My husband has a life. In the past week he has gone to the movies, played in a softball tournament, played his regular softball games, gone to two MLB baseball games and tonight he is at a concert. In the past week I have gone to work and uh stayed home to watch our daughter.
I don't mind this, really. I am so glad that he hobbies and interests and he is much more fun and engaged with me when he has those outlets. But I need something too. I don't really have a pack of girlfriends I run around with. My friends are spread out--some far from me--and most of us have kids and don't really get out at night. So my husband is my main source of adult company. And when he goes out every night that means not only am I home with the kid but I have no one to talk to either.
In fact, this past weekend he was gone most of the days too.

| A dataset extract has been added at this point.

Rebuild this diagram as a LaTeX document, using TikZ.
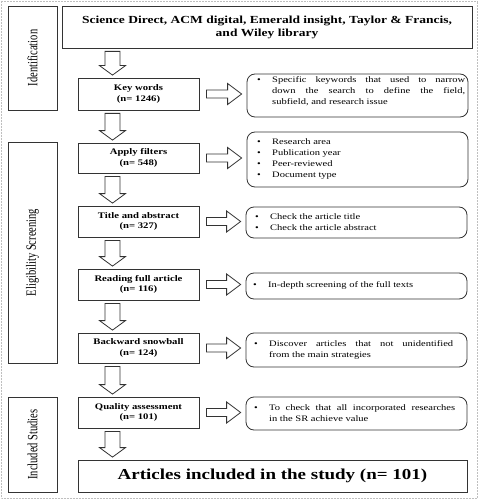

I never want to be the one that says no, I don't think that is my place. He is an adult and can have his own time. But now this pattern has played out that I have no social life and his is more active than before we had kids. But I still feel stymied about it. It isn't easy to make close girlfriends as an adult. Most of the women I know are from work--which means geographically they are far from me. Or they are the wives of his friends--which means I don't know them well at all and we may not have much in common. Neither of these lends itself much to me just hanging out with them once in a while. And my social anxiety--and the extreme likelihood that I will be unable to make small talk like some sort of backwards social reject (which I guess is fair)--doesn't help.
I guess I am lonely more than anything else. It is strange because I have a lot of person to person contact in my work now and meet many people who I would like to be friends with. But it would be strange and unprofessional for me to ask a client if she wanted to get a drink sometime.
I will be fine--I just need to make more of an effort to be less ridiculous. I need to give in and call the other moms I know because even if they may not appreciate my sense of humor or my obsession with the Golden Girls we can still have fun.
I need to have friends like men do--where sometimes they don't even know the guys last name but they still hang out and have fun.
Man, this is when I miss being single. I used to have tons of men friends. But that all fades away when you get married--even if no one really wants it to. I guess I will just have to hang out at the park, the first mom who is nice to me and doesn't look like a crazy person I follow her home.
Wait, does that make ME the crazy person.